The Russian Orthodox Church has given support to the Ecumenical Patriarchate in Constantinople which has been nearly decimated because of American and European pro-Turkish policies during the twentieth century. The presence of Russian Bishops and officials at the Patriarchal liturgies in Trebizond and Cappadocia is indicative of Russia's efforts to revive Christianity where it has been dormant.

The Russian Church has also held conferences to discuss the problems of Christians in the Middle East. Furthermore, Russia has been a protector of the Armenians who are caught in a difficult position with Turkey and Azerbaijan. The Armenian Genocide Resolution which has been introduced in Congress on many occasions has been blocked by every living Secretary of State who are basically pro-Turkish flunkies. The Republic of Cyprus whose territory has been occupied by Turkey since 1974 has been the victim of American and European efforts to bestow official recognition on the Turkish occupied territories.

The last major effort to bestow recognition on the Turkish occupation came in 2004 and Russian diplomats at the United Nations helped to defeat it. In occupied Cyprus, over five hundred Greek Churches have been destroyed. The Russian Orthodox Church has long taken an interest in occupied Cyprus and the destroyed Churches in contrast to the West. Russia has also been criticized for its pro-Serbian positions on Kosovo. The Russians were always more knowledgeable about the Balkans than the West was. We have seen what the West achieved in Kosovo where Orthodox Serbs have been ethnically cleansed from their homes in Kosovo and where Serbian Orthodox Churches and shrines have been destroyed in full view of United Nations and NATO officials.

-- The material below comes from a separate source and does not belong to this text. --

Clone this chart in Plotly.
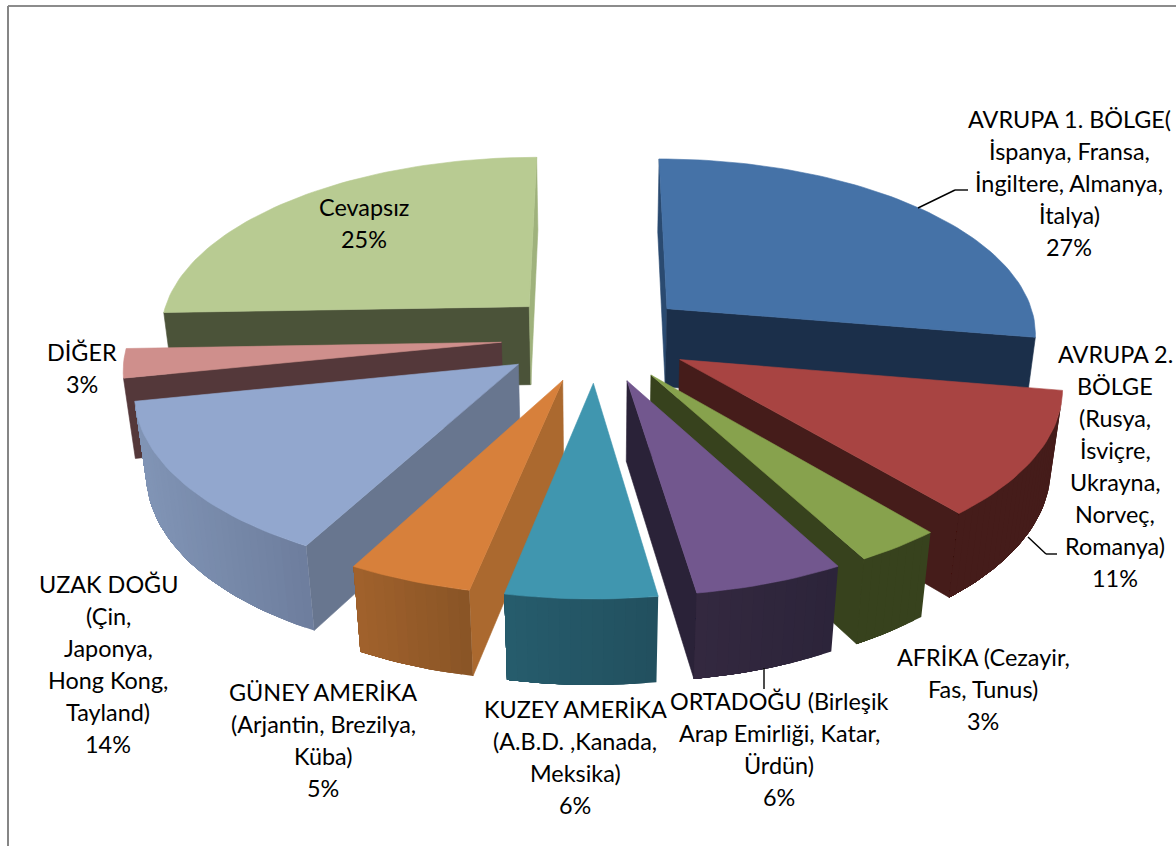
import math
import plotly.graph_objects as go

# ---- data ----
categories = ["AVRUPA 1. BÖLGE", "AVRUPA 2. BÖLGE", "AFRİKA", "ORTADOĞU", "KUZEY AMERİKA",
              "GÜNEY AMERİKA", "UZAK DOĞU", "DİĞER", "Cevapsız"]
values = [27.66, 11.2, 3.22, 5.56, 5.58, 4.61, 14.0, 2.61, 25.56]

# ---- styles: top, start wall, end wall, outer wall (left / right on screen) ----
top_colors = ["#4572A7", "#A84442", "#87A24D", "#72578E", "#4096AF", "#D7803B", "#92A7CE", "#CF8F8C", "#B8CB92"]
start_wall = ["#2A4A70", "#451C1A", "#37421D", "#2A2238", "#265C6C", "#AB692F", "#68768F", "#54383A", "#4B5339"]
end_wall   = ["#1B2F4A", "#451C1A", "#37421D", "#2A2238", "#265C6C", "#AB692F", "#68768F", "#54383A", "#9FB27C"]
outer_left = ["#1B2F4A", "#451C1A", "#37421D", "#33283F", "#265C6C", "#A0612C", "#8195B6", "#54383A", "#4B5339"]
outer_right= ["#1B2F4A", "#451C1A", "#37421D", "#2C243A", "#22505F", "#8A5526", "#6E7E9E", "#54383A", "#4B5339"]

label_lines = [
    ["AVRUPA 1. BÖLGE(", "İspanya, Fransa,", "İngiltere, Almanya,", "İtalya)", "27%"],
    ["AVRUPA 2.", "BÖLGE", "(Rusya,", "İsviçre,", "Ukrayna,", "Norveç,", "Romanya)", "11%"],
    ["AFRİKA (Cezayir,", "Fas, Tunus)", "3%"],
    ["ORTADOĞU (Birleşik", "Arap Emirliği, Katar,", "Ürdün)", "6%"],
    ["KUZEY AMERİKA", "(A.B.D. ,Kanada,", "Meksika)", "6%"],
    ["GÜNEY AMERİKA", "(Arjantin, Brezilya,", "Küba)", "5%"],
    ["UZAK DOĞU", "(Çin,", "Japonya,", "Hong Kong,", "Tayland)", "14%"],
    ["DİĞER", "3%"],
    ["Cevapsız", "25%"],
]
label_x = [1069, 1115, 983, 779, 575, 323, 108, 82, 364]
label_y = [119, 354, 657, 701, 709, 692, 584, 352, 207]
label_pitch = 32

# ---- projection parameters ----
CX, CY = 596, 337
R, RV, H = 372, 175.5, 81
K, M = 0.127, 0.025
EXPLODE = 0.255
FONT = "Lato"
FONT_SIZE = 23.4


def project(x, y, z):
    s = 1 / (1 + K * y - M * z)
    return CX + R * x * s, CY - (RV * y + H * z) * s


def hex_mix(a, b, t):
    ca = [int(a[i:i + 2], 16) for i in (1, 3, 5)]
    cb = [int(b[i:i + 2], 16) for i in (1, 3, 5)]
    return "#%02x%02x%02x" % tuple(round(p + (q - p) * t) for p, q in zip(ca, cb))


def area(poly):
    return sum(poly[i][0] * poly[(i + 1) % len(poly)][1] - poly[(i + 1) % len(poly)][0] * poly[i][1]
               for i in range(len(poly))) / 2


fig = go.Figure()


def add_poly(poly, color, width=0.6):
    fig.add_trace(go.Scatter(
        x=[p[0] for p in poly] + [poly[0][0]], y=[p[1] for p in poly] + [poly[0][1]],
        mode="lines", fill="toself", fillcolor=color,
        line=dict(color=color, width=width), hoverinfo="skip", showlegend=False))


total = sum(values)
wedges = []
cum = 0
for i, v in enumerate(values):
    a0 = 2 * math.pi * cum / total
    a1 = 2 * math.pi * (cum + v) / total
    wedges.append((i, a0, a1))
    cum += v
wedges.sort(key=lambda w: -math.cos((w[1] + w[2]) / 2))

for i, a0, a1 in wedges:
    mid = (a0 + a1) / 2
    ox, oy = EXPLODE * math.sin(mid), EXPLODE * math.cos(mid)
    n = max(6, int((a1 - a0) * 40))
    angs = [a0 + (a1 - a0) * j / n for j in range(n + 1)]
    rim = [(ox + math.sin(a), oy + math.cos(a)) for a in angs]
    apex = (ox, oy)

    def t(p): return project(p[0], p[1], 0)
    def b(p): return project(p[0], p[1], -1)

    # radial walls (wound so that visible faces have one sign)
    wall_s = [t(apex), t(rim[0]), b(rim[0]), b(apex)]
    wall_e = [t(rim[-1]), t(apex), b(apex), b(rim[-1])]
    if area(wall_s) < 0:
        add_poly(wall_s, start_wall[i])
    if area(wall_e) < 0:
        add_poly(wall_e, end_wall[i])
    # outer wall: visible rim runs, painted as overlapping bands so no seams show
    vis = [j for j in range(n) if area([t(rim[j]), t(rim[j + 1]), b(rim[j + 1]), b(rim[j])]) < 0]
    if vis:
        xs = [t(rim[j])[0] for j in vis]
        lo, hi = min(xs), max(xs)
        for j in vis:
            run = rim[j:vis[-1] + 2]
            band = [t(p) for p in run] + [b(p) for p in reversed(run)]
            add_poly(band, hex_mix(outer_left[i], outer_right[i], (t(rim[j])[0] - lo) / max(hi - lo, 1)), width=0)
    add_poly([t(apex)] + [t(p) for p in rim], top_colors[i])

# labels
annotations = []
for lines, lx, ly in zip(label_lines, label_x, label_y):
    for k, line in enumerate(lines):
        annotations.append(dict(x=lx, y=ly + k * label_pitch, xref="x", yref="y", text=line, showarrow=False,
                                xanchor="center", yanchor="middle",
                                font=dict(family=FONT, size=FONT_SIZE, color="#000000")))

leaders = [[(918, 208), (955, 190), (968, 190)],
           [(1028, 537), (1046, 554), (1057, 554)],
           [(764, 668), (764, 689)]]
shapes = []
for path in leaders:
    for p, q in zip(path, path[1:]):
        shapes.append(dict(type="line", xref="x", yref="y", x0=p[0], y0=p[1], x1=q[0], y1=q[1],
                           line=dict(color="#000000", width=1.4)))
# chart frame
shapes.append(dict(type="line", xref="x", yref="y", x0=8, y0=6, x1=1176, y1=6, line=dict(color="#8C8C8C", width=2)))
shapes.append(dict(type="line", xref="x", yref="y", x0=8, y0=6, x1=8, y1=846, line=dict(color="#868686", width=2)))

fig.update_layout(
    width=1176, height=846, margin=dict(l=0, r=0, t=0, b=0), paper_bgcolor="white", plot_bgcolor="white",
    showlegend=False, annotations=annotations, shapes=shapes,
    xaxis=dict(range=[0, 1176], visible=False, fixedrange=True),
    yaxis=dict(range=[846, 0], visible=False, fixedrange=True),
)
fig.write_html("out.html", config=dict(displayModeBar=False), post_script="document.body.style.margin='0';")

Russia must be accepted as a partner by the West and cease complaining about Russia's form of Christianity which is essentially what this criticism of Russia is really about. Russia was a partner of the West in two World Wars and suffered especially in the Second World War. Russia deserves the honor and respect of being treated as a great and sovereign nation, its foreign interests in the Balkans and the Middle East where Orthodox Christians are affected respected, and the West should mind its own business.